Mutt can "bounce" a message (send it to a new address as if the
original sender had) too.

| > This would also allow people who only want filtering to
| > ignore the rest of the MTA's capability.
|
| Using an MTA just to do personal filtering is using a sledgehammer to
| crack a nut.


:-). Hence my idea/suggestion of splitting the filtering capability
into a separate binary. (I did notice that exim is about 5 times the
size of procmail. I think a sledgehammer is a bit more than 5 times
bigger than a nutcracker ;-)).

| > (then again, one could argue
| > that delivery is not part of the MTA's responsibility at all, and all
| > of the local delivery and filtering should be handled by separate MDA
| > program)
|
| People do argue that way. Exim has no problem with that approach. Build
| it with only a pipe or lmtp transport and use them.
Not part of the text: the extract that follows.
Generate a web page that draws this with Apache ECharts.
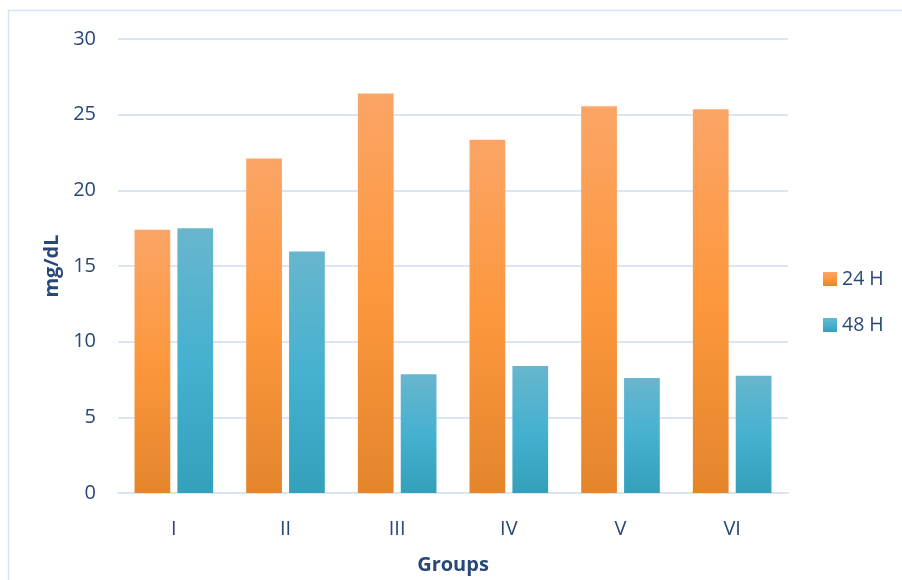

Actually, I was thinking "build it with only filtering, message input
as a pipe".

| >     1)  Can I create and use variables of my own choosing in a filter
| >         file?
| 
| No.


One other usage I was thinking of is :

PATTERN="something"
if ( $header_1 matches $PATTERN or $header_2 matches $PATTERN ) then
    <do something>
endif



What is your opinion of something like :

if anyof [ $header_1 , $header_2 ] matches "some pattern" then
    ...
endif


or

if $header_1 matches anyof  [ "a pattern" , "another pattern" ] then
    ...
endif



where [] is the list notation from python and "anyof" is a new
operator? There should probably be an "oneof" operation to correspond
to it, if this is added. (you are not promising to implement this if
you state that you don't utterly detest this idea)

| >     2)  Can I include another filter file?
| 
| No (though that is on the Wish List).


Cool.

-D

--

He who finds a wife finds what is good
    and receives favor from the Lord.